Cheers to the Warhol Foundation. Sometimes it seems like people in the arts are so consumed with etiquette, so afraid of offending someone or burning a bridge, they haven’t got any guts. Cheers to the Warhol Foundation for putting your money where your mouth is!

This follows a national grassroots movement to exhibit the censored works at alternative art spaces and galleries. Participating spaces include the San Francisco Bay Area’s Southern Exposure and SF Camerawork.

If you are able, please support the work of these amazing nonprofits by becoming members. They are only able to support the work of artists via risk-taking funders like the Warhol Foundation, and individual members like you and me. For further backstory on the homophobic, politically-motivated censorship of this work by a seminal American artist, please see Blake Gopnik’s articles in the Washington Post.

City Reader is here!

October 7, 2010

I contributed artwork to an artist’s publication curated and designed by Julie Clothier, a really interesting artist and designer. Featuring writing and art projects, City Reader is “a publication for the pedestrian intending to expand the frame we live within.”

The first issue of City Reader will be distributed for free on Friday, October 15th on public streets in San Francisco.

You can also view it in the Art Publishing Now, the summit happening this weekend, October 9-10 at Southern Exposure. The Art Publishing Now library will also be on view October 9 to December 2010 at Southern Exposure.

For more info about City Reader, visit Reading Conventions.

Art Publishing Now & Critical Sources II

October 3, 2010

I am so proud to be involved with Art Practical. With its mission to cultivate and art critical writing and writers, Art Practical the result of the hard work and generosity of lots of bright, interesting people. I think the San Francisco Bay Area is lucky to have them, and that you should know about their programs and projects.

Art Publishing Now
October 9-10, 2010
Southern Exposure, San Francisco, CA

This coming weekend, October 9 and 10, Art Practical will participate in Art Publishing Now, a Summit, Afterparty and Library organized by Southern Exposure and a slew of publishing dynamos. The list of participants in the Fair looks killer. I love ‘zine fairs and I love art criticism (especially presented by writers and editors). Just go!

Critical Sources II
October 16, 2010, 12 – 4 p.m.
The Lab, San Francisco, CA
$25

Art Practical and The Lab are hosting Critical Sources II, the second in a series of workshops on art criticism. Among the workshop instructors is Kevin Killian, whose charming presence I spent many hours in while at CCA. His class on writing reviews was one of my favorites. (I once drove to Fresno for a field trip—a seven-hour round trip—but cut it short to get back for Kevin’s class.)

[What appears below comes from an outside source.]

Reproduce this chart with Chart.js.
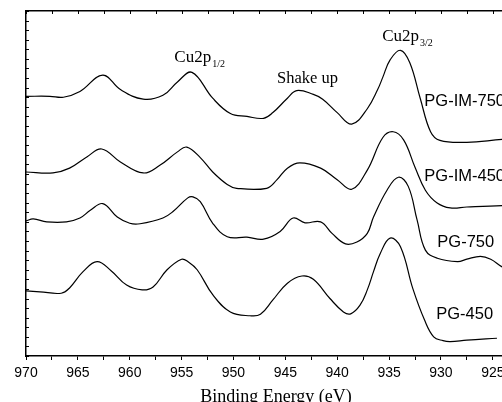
<!DOCTYPE html>
<html>
<head>
<meta charset="utf-8">
<script src="https://cdn.jsdelivr.net/npm/chart.js@4.4.1/dist/chart.umd.min.js"></script>
<style>
html,body{margin:0;padding:0;overflow:hidden;background:#fff}
canvas{display:block}
</style>
</head>
<body>
<canvas id="grafico" width="540" height="412"></canvas>
<script>

// eixo x (eV) e intensidade, uma lista por amostra
const energiaIM750=[970,967.7,966.4,964.8,962.6,960.9,958.7,956.8,955.4,954.0,952.0,950.3,948.7,947.1,946.2,944.8,943.9,942.3,941.4,940.0,938.6,937.1,936.1,935.6,934.9,933.9,933.0,932.0,931.0,930.1,927.5,924.1,922]
const intensIM750=[27.1,27.1,27.0,27.6,29.3,27.8,26.8,27.2,28.6,29.6,26.9,25.3,25.0,24.8,25.4,26.9,27.7,27.3,26.8,25.4,24.2,25.8,27.8,29.1,30.9,31.9,30.6,26.9,23.4,22.5,22.3,22.6,22.7]

const energiaIM450=[970,967.4,965.8,964.1,962.7,960.9,958.7,957.1,955.4,954.5,953.2,952.0,950.6,949.7,946.8,945.8,944.8,943.6,941.6,940.0,938.6,937.1,935.6,934.6,933.6,932.5,931.5,930.4,929.1,927.5,924.1,922]
const intensIM450=[19.2,19.1,19.6,20.8,21.6,20.25,19.1,19.9,21.3,21.8,20.7,19.2,17.9,17.5,17.5,18.4,19.6,20.15,19.6,18.4,17.4,19.4,22.8,23.4,22.55,19.7,17.3,16.0,15.45,15.55,15.7,15.7]

const energia750=[970,969.3,968.0,966.1,964.8,963.8,962.6,961.2,960.0,959.0,956.8,955.8,954.4,953.9,953.2,952.0,950.6,948.7,947.1,945.5,944.25,943.1,941.6,940.5,939.2,938.1,937.1,936.5,935.2,934.1,933.15,932.3,931.5,930.35,928.4,927.5,926.2,925.2,924.1,923]
const intens750=[14.1,14.3,14.0,14.0,14.4,15.2,15.9,14.5,13.85,13.8,14.4,15.1,16.5,16.6,16.1,13.85,12.45,12.4,12.2,13.0,14.4,13.9,14.0,12.8,11.7,11.9,12.8,14.5,17.3,18.65,17.7,14.2,11.05,10.2,9.85,10.1,10.4,10.1,9.3,8.8]

const energia450=[970,968.65,966.6,965.8,964.5,963.15,961.8,960.3,958.8,957.75,956.4,955.0,954.4,953.5,952.0,950.3,948.4,947.4,946.2,944.8,943.4,942.3,940.7,939.4,938.7,937.8,937.1,936.5,935.85,934.9,933.9,932.7,931.6,930.7,929.8,929.1,927.5,924.6]
const intens450=[6.8,6.7,6.55,7.1,8.8,9.85,8.9,7.4,6.9,7.2,9.0,10.1,9.85,9.0,6.4,4.6,4.2,4.35,5.85,7.6,8.35,8.0,6.0,4.6,4.4,5.3,6.9,8.8,10.7,12.3,11.4,7.0,3.8,2.0,1.6,1.5,1.65,1.85]

const ticksEnergia=[970,967.5,965,962.5,960,957.5,955,952.5,950,947.5,945,942.5,940,937.5,935,932.5,930,927.5,925,922.5]

const nomesAmostras=["PG-IM-750","PG-IM-450","PG-750","PG-450"]

function pontos(xs,ys){
return xs.map((x,i)=>({x:x,y:ys[i]}))
}

// textos dentro do grafico (posicao em eV / intensidade)
const textos=[
{texto:"Cu2p",sub:"1/2",x:955.7,y:30.7,fonte:"17px 'Liberation Serif'",base:"alphabetic"},
{texto:"Cu2p",sub:"3/2",x:935.66,y:32.9,fonte:"17px 'Liberation Serif'",base:"alphabetic"},
{texto:"Shake up",x:945.8,y:28.5,fonte:"16.5px 'Liberation Serif'",base:"alphabetic"},
{texto:nomesAmostras[0],x:931.6,y:26.6,fonte:"16.5px 'Liberation Sans'",base:"middle"},
{texto:nomesAmostras[1],x:931.6,y:18.7,fonte:"16.5px 'Liberation Sans'",base:"middle"},
{texto:nomesAmostras[2],x:930.35,y:11.8,fonte:"16.5px 'Liberation Sans'",base:"middle"},
{texto:nomesAmostras[3],x:930.45,y:4.3,fonte:"16.5px 'Liberation Sans'",base:"middle"}
]

const marcasInternas={
id:"marcasInternas",
afterDraw(chart){
const ctx=chart.ctx
const area=chart.chartArea
const ey=chart.scales.y
const topo=chart.scales.x2
const ex=chart.scales.x

ctx.save()
ctx.strokeStyle="#000"
ctx.lineWidth=1

ey.ticks.forEach(t=>{
let py=Math.round(ey.getPixelForValue(t.value))+0.5
ctx.beginPath()
ctx.moveTo(area.left,py)
ctx.lineTo(area.left+3,py)
ctx.stroke()
})

topo.ticks.forEach(t=>{
let px=Math.round(topo.getPixelForValue(t.value))+0.5
ctx.beginPath()
ctx.moveTo(px,area.top)
ctx.lineTo(px,area.top+3)
ctx.stroke()
})

ctx.fillStyle="#000"
ctx.textAlign="left"
textos.forEach(t=>{
let px=ex.getPixelForValue(t.x)
let py=ey.getPixelForValue(t.y)
ctx.font=t.fonte
ctx.textBaseline=t.base
ctx.fillText(t.texto,px,py)
if(t.sub){
let w=ctx.measureText(t.texto).width
ctx.font="10px 'Liberation Serif'"
ctx.fillText(t.sub,px+w+1,py+5)
}
})

ctx.restore()
}
}

const linha={borderColor:"#000",borderWidth:1.2,pointRadius:0,fill:false,tension:0.4}

new Chart(document.getElementById("grafico"),{

type:"line",

data:{
datasets:[
{...linha,label:nomesAmostras[0],data:pontos(energiaIM750,intensIM750)},
{...linha,label:nomesAmostras[1],data:pontos(energiaIM450,intensIM450)},
{...linha,label:nomesAmostras[2],data:pontos(energia750,intens750)},
{...linha,label:nomesAmostras[3],data:pontos(energia450,intens450)}
]
},

options:{
responsive:false,
animation:false,
layout:{padding:{left:0,right:14,top:0,bottom:0}},
plugins:{legend:{display:false},tooltip:{enabled:false}},
scales:{
x:{
type:"linear",
position:"bottom",
reverse:true,
min:921.8,
max:970,
afterBuildTicks:s=>{s.ticks=ticksEnergia.map(v=>({value:v}))},
afterFit:s=>{s.height=56},
ticks:{
autoSkip:false,
maxRotation:0,
padding:5,
color:"#000",
font:{family:"'Liberation Sans'",size:14},
callback:v=>v%5===0?String(v):""
},
grid:{display:true,drawOnChartArea:false,drawTicks:true,tickLength:4,color:"#000",lineWidth:1},
border:{display:true,color:"#000",width:1.5},
title:{
display:true,
text:"Binding Energy (eV)",
color:"#000",
font:{family:"'Liberation Serif'",size:18,lineHeight:1},
padding:{top:0,bottom:5.5}
}
},
x2:{
type:"linear",
position:"top",
reverse:true,
min:921.8,
max:970,
afterBuildTicks:s=>{s.ticks=ticksEnergia.map(v=>({value:v}))},
afterFit:s=>{s.height=11},
ticks:{display:false},
grid:{display:false,drawTicks:false},
border:{display:true,color:"#000",width:1.5}
},
y:{
min:0,
max:36,
afterFit:s=>{s.width=26},
ticks:{display:false,stepSize:1},
grid:{display:false,drawTicks:false},
border:{display:true,color:"#000",width:1.5}
}
}
},

plugins:[marcasInternas]

})

</script>
</body>
</html>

I’m sure all the instructors are great. At that price, it’s like they’re paying you to be there. [J.L.!]

It gets better: The class includes workshop-ing your reviews, and the two exhibitions you can choose to write about include Huckleberry Finn at the CCA Wattis Institute. I previously exhibited artwork and worked at the Wattis; I’m very fond of the literary series. I’ve heard very sharp critics say that this is the best of the series so far. Judging by last years’ no-holds-barred Moby-Dick, it must be impressive.

So, not only are they paying you to improve your art writing, they’re giving you an excuse to make it out to Dogpatch and see an amazing exhibition.